Tuesday, August 6, 2013

an exciting edition to the below

Great news.  Received word this morning that Cosmos & History will be publishing an article that I wrote on continental realism and materialism.  I'm told that the article will appear in the next issue which is due out before the end of the year.  Needless to say, I am *very* excited about this.  C&H are among my top choices for open access online journals and probably are my favorite. (Their issue on "What is Life? is probably the best OA effort that I've come across.  All of their issues are good and I always look forward to whatever they publish.)

I'll post the abstract below in hopes to generate some excitement about the forthcoming article and new issue.

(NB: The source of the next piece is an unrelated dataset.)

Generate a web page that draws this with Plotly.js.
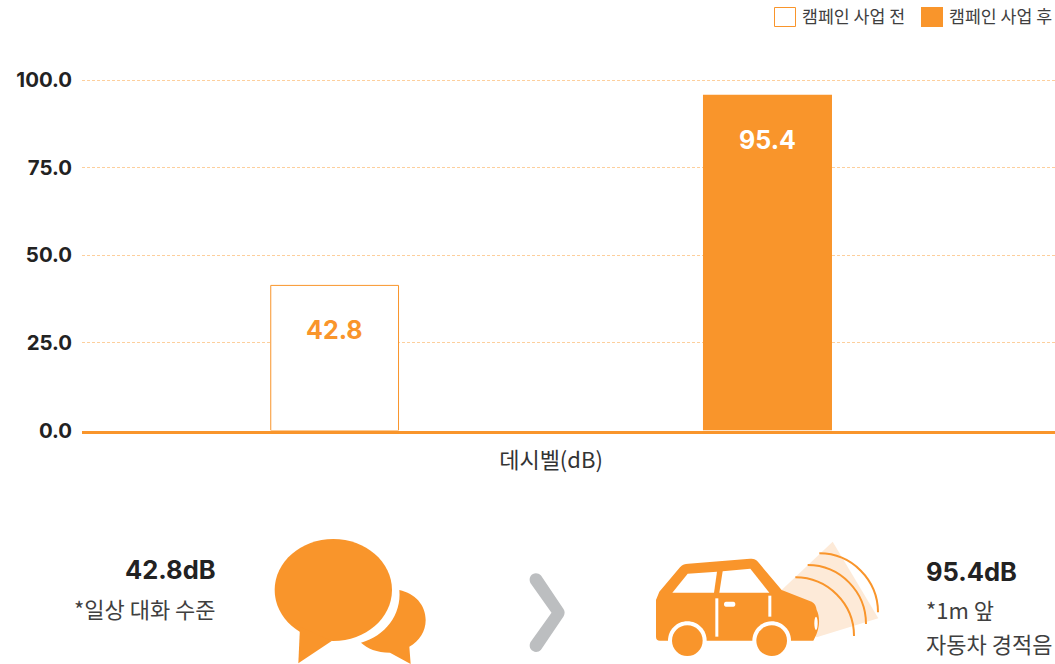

"21st Century Speculative Philosophy: 
Reflections on the 'New Metaphysics' and its Realism and Materialism"

Abstract

Regarding the state of contemporary metaphysics, as it has been said, “There’s something in the air.”   My goal in this essay is to offer some brief reflections on the state of contemporary metaphysics, otherwise called contemporary “speculative” philosophy – the “something in the air” – that has resurfaced within the early part of the 21st century.  In order to clarify the nature of the new metaphysics in question I proceed by isolating geographically and topically two main tendencies of thought which appear to constitute it: namely continental realism and continental materialism.  With respect to the possible ambiguity of “continental realism” or “continental materialism” in the 21st century, a consideration of “speculative realism” seems necessary if only to position my analysis upon a specific conceptual map.  From there I offer thoughts as to how contemporary continental realism and materialism (the “new metaphysics”) may be said to be defined first and foremost by its engagement with a concept identified as “correlationism,” a central feature of the new metaphysics’ rejection of the sort of philosophy that has come before it.